There have been many rugs pulls in the crypto market which has led to some unique ways to prevent these issues. One way that developers build confidence and users’ protection is through the use of token lockup periods. A token lockup is a smart contract that holds the initial funds raised by the firm for a present time. In many instances, it’s two years.
Hardware Wallet Scams
Hardware wallet scams are another issue that you need to look to avoid. There are a lot of horror stories of people placing their entire crypto savings into one of these trap devices only to find out it was a scam. In one style of scam, a person will sell a supposedly new hardware wallet on an auction site like eBay. Note, you should never buy a used hardware wallet under any circumstances.
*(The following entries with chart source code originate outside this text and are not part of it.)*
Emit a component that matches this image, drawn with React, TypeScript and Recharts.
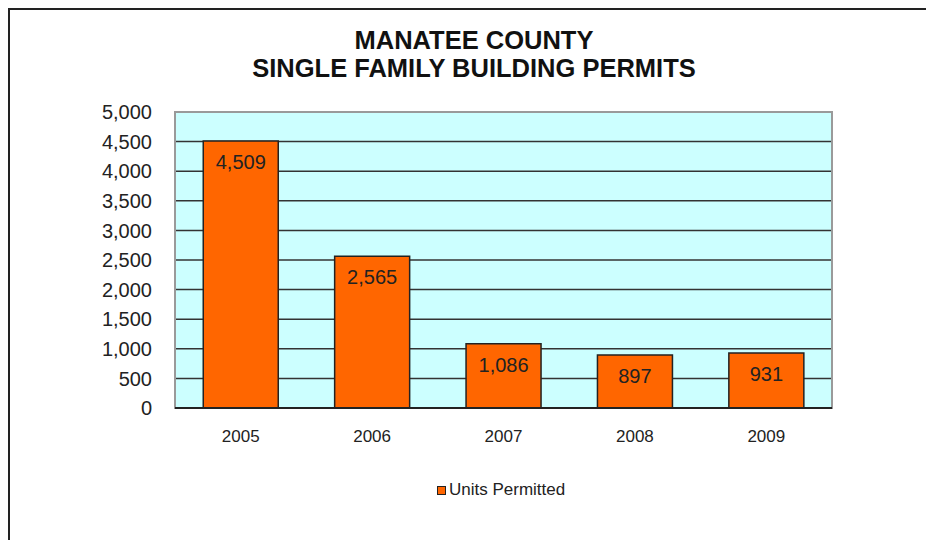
import { BarChart, Bar, XAxis, YAxis, CartesianGrid, LabelList, ReferenceArea } from "recharts"

const years = ["2005", "2006", "2007", "2008", "2009"]
const unitsPermitted = [4509, 2565, 1086, 897, 931]
const yTicks = [0, 500, 1000, 1500, 2000, 2500, 3000, 3500, 4000, 4500, 5000]

const data = years.map((year, i) => ({ year, units: unitsPermitted[i] }))

const font = "'Liberation Sans', Arial, sans-serif"
const barColor = "#FF6600"

function formatNum(value: number) {
  return value.toLocaleString("en-US")
}

export default function App() {
  return (
    <div
      style={{
        position: "absolute",
        top: 8,
        left: 8,
        width: 918,
        height: 532,
        borderTop: "2px solid #222",
        borderLeft: "2px solid #222",
        boxSizing: "border-box",
        background: "#fff",
        fontFamily: font,
        color: "#111",
        overflow: "hidden",
      }}
    >
      <div
        style={{
          position: "absolute",
          left: 64,
          width: 800,
          top: 16,
          textAlign: "center",
          fontWeight: "bold",
          fontSize: 25.5,
          lineHeight: "28px",
        }}
      >
        MANATEE COUNTY
        <br />
        SINGLE FAMILY BUILDING PERMITS
      </div>

      <BarChart
        width={916}
        height={530}
        data={data}
        margin={{ top: 102, right: 94, left: 0, bottom: 92 }}
        barCategoryGap="21.5%"
      >
        <CartesianGrid vertical={false} fill="#CCFFFF" stroke="#333" strokeWidth={1.5} />
        <ReferenceArea y1={0} y2={5000} fill="none" stroke="#9a9a9a" strokeWidth={2} />
        <XAxis
          dataKey="year"
          height={40}
          axisLine={{ stroke: "#222", strokeWidth: 2 }}
          tickLine={false}
          tickSize={0}
          tickMargin={22}
          tick={{ fontSize: 17, fill: "#222", fontFamily: font }}
        />
        <YAxis
          width={165}
          domain={[0, 5000]}
          ticks={yTicks}
          interval={0}
          axisLine={false}
          tickLine={false}
          tickSize={0}
          tickMargin={23}
          tickFormatter={formatNum}
          tick={{ fontSize: 20, fill: "#222", fontFamily: font }}
        />
        <Bar dataKey="units" fill={barColor} stroke="#222" strokeWidth={1.5} isAnimationActive={false}>
          <LabelList
            dataKey="units"
            position="insideTop"
            offset={14}
            formatter={(v: number) => formatNum(v)}
            style={{ fontSize: 20, fill: "#222", fontFamily: font }}
          />
        </Bar>
      </BarChart>

      <div
        style={{
          position: "absolute",
          left: 427,
          top: 470,
          display: "flex",
          alignItems: "center",
          fontSize: 17,
          lineHeight: "20px",
          color: "#222",
        }}
      >
        <span
          style={{
            display: "inline-block",
            width: 7,
            height: 7,
            background: barColor,
            border: "1px solid #222",
            marginRight: 3,
          }}
        />
        Units Permitted
      </div>
    </div>
  )
}
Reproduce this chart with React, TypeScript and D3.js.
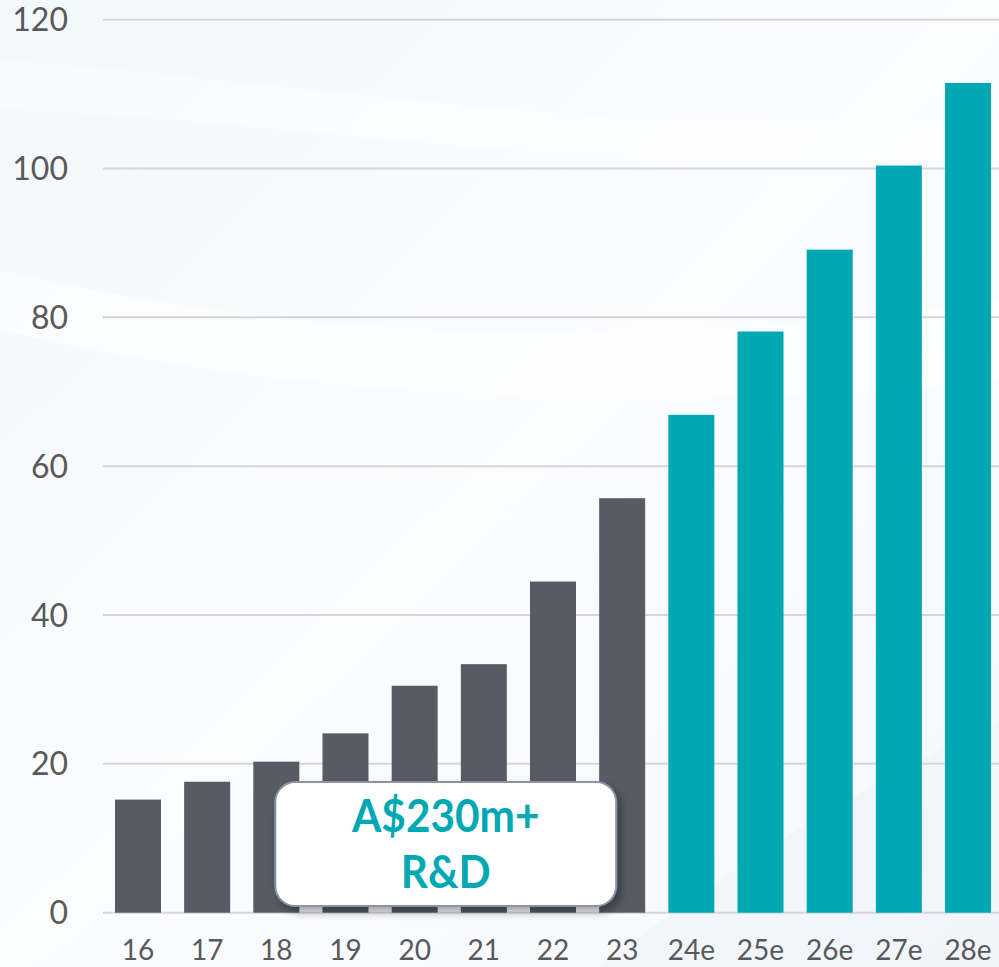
import React from 'react';
import * as d3 from 'd3';

const categories = ['16', '17', '18', '19', '20', '21', '22', '23', '24e', '25e', '26e', '27e', '28e'];
const values = [15.2, 17.6, 20.3, 24.1, 30.5, 33.4, 44.5, 55.7, 66.9, 78.1, 89.1, 100.4, 111.5];
const isEstimate = [false, false, false, false, false, false, false, false, true, true, true, true, true];
const yTicks = [0, 20, 40, 60, 80, 100, 120];
const calloutLines = ['A$230m+', 'R&D'];

const W = 999;
const H = 967;

export default function App() {
  const x = d3.scaleBand<string>()
    .domain(categories)
    .range([103.4, 1002.6])
    .paddingInner(0.335)
    .paddingOuter(0.1675);

  const y = d3.scaleLinear().domain([0, 120]).range([912.7, 19.7]);

  const font = 'Lato, "Open Sans", sans-serif';

  // callout sits over bars 18..23
  const boxX = x('18')! + 22;
  const boxR = x('23')! + x.bandwidth() - 29;
  const boxCx = (boxX + boxR) / 2;

  return (
    <svg width={W} height={H} style={{ position: 'absolute', left: 0, top: 0 }}>
      <defs>
        <linearGradient id="bg" x1="0" y1="0" x2="1" y2="1">
          <stop offset="0" stopColor="#f3f8fb" />
          <stop offset="0.5" stopColor="#fbfcfe" />
          <stop offset="1" stopColor="#f5f8fc" />
        </linearGradient>
        <filter id="shadow" x="-10%" y="-10%" width="125%" height="135%">
          <feDropShadow dx="4" dy="5" stdDeviation="4" floodColor="#000" floodOpacity="0.35" />
        </filter>
      </defs>
      <rect width={W} height={H} fill="url(#bg)" />
      {/* soft swooshes in background */}
      <path d="M0,270 C250,330 600,360 999,300 L999,380 C600,420 250,390 0,330 Z" fill="#ffffff" opacity={0.45} />
      <path d="M0,60 C300,80 600,140 999,120 L999,160 C600,180 300,120 0,110 Z" fill="#ffffff" opacity={0.35} />
      <path d="M600,967 C750,850 880,780 999,720 L999,967 Z" fill="#eef4fa" opacity={0.6} />

      {yTicks.map(t => (
        <g key={t}>
          <line x1={103} x2={999} y1={y(t)} y2={y(t)} stroke="#d6d6d6" strokeWidth={2} />
          <text x={68} y={y(t)} dy="0.36em" textAnchor="end" fontFamily={font} fontSize={32} fill="#595959">{t}</text>
        </g>
      ))}

      {categories.map((c, i) => (
        <rect
          key={c}
          x={x(c)}
          y={y(values[i])}
          width={x.bandwidth()}
          height={y(0) - y(values[i])}
          fill={isEstimate[i] ? '#00a8b4' : '#575b64'}
        />
      ))}

      {categories.map(c => (
        <text key={c} x={x(c)! + x.bandwidth() / 2} y={960} textAnchor="middle" fontFamily={font} fontSize={28} fill="#595959">{c}</text>
      ))}

      <rect x={boxX} y={782} width={boxR - boxX} height={124} rx={20} ry={20} fill="#ffffff" stroke="#8994a6" strokeWidth={2} filter="url(#shadow)" />
      {calloutLines.map((l, i) => (
        <text
          key={l}
          transform={`translate(${boxCx},${832 + i * 56}) scale(0.92,1)`}
          textAnchor="middle"
          fontFamily={font}
          fontWeight={700}
          fontSize={46}
          fill="#00a8b4"
        >{l}</text>
      ))}
    </svg>
  );
}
Once you get the wallet, you’ll notice that it’s sealed with everything looking new. You set up and scratch off your passphrase. Then you load your cryptocurrency and everything seems good. What you are unaware of is that the hacker already had made a copy of the passphrase. They are now waiting for you to load your crypto so they can remove it without warning.
Another way that people get their crypto wiped out in 2023 is via SIM swaps. If you use a mobile wallet, you need to be aware of this hack. It works by phishing your information. Then the hacker will get your phone provider. They will use the info they discovered to act as if they lost their phone and need to set up a new SIM.
This SIM gives them access to your mobile device. They can reinstall your crypto apps on their phone and access your wallets with ease. SIM hacks can be devastating and are very difficult to prevent. The best option is to use 2FA protections and discretion to not become a target of hackers in the first place.’
Hacking isn’t going Anywhere
The sad truth is that computer-based crimes like hacking are just getting started. As the world continues to go more digital there is going to always be some seeking to make their living in a negative manner. Use these tips to stay protected and avoid those that want to harm you.